Either way: distrusting your employer this much might indicate that it's time for a new job?

  • guuggyeOP 4 years ago

    I don't distrust them so much and I think an administrator would have better things to do. That said, I'd prefer not giving them the opportunity and if it's at all practical "better safe than sorry" as they say.

    Thanks for the suggestion.

    • __d 4 years ago

      Fair enough.

      The other thing you might consider is a separate VLAN for your work equipment. This won't address the public IP concerns, but will separate your work and personal network traffic.

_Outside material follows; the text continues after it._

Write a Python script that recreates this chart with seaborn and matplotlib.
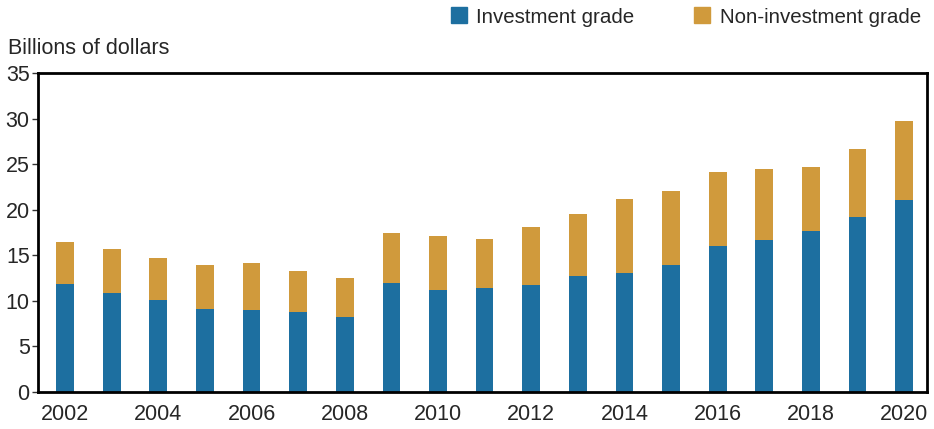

      It would require decent spec switch, router and WiFi though: most likely not what you already have unless you have enterprise-style gear. And given it doesn't address the public IP issue, overall a cheap tethered phone is possibly both better and cheaper.

      • necovek 4 years ago

        With a bit more effort, OpenWRT on comodity hardware can achieve that as well.

        • guuggyeOP 4 years ago

          Thank you both. I typically log onto a separate "guest" Wi-Fi network that I enable through my router. Though maybe that's not exactly the same?

          I'll need to double check the settings to be sure about the network isolation.

          But as mentioned that still doesn't address the public IP concerns.

leros 4 years ago

If you're worried about the work computer having access to your home network, you can setup two routers in series.

Modem <-> personal router <-> work router

Connect your work computer to the work router and it will be the only thing on that network.

  • guuggyeOP 4 years ago

    Never thought of that, will that really work? I might have a spare router lying around to test it. Thanks!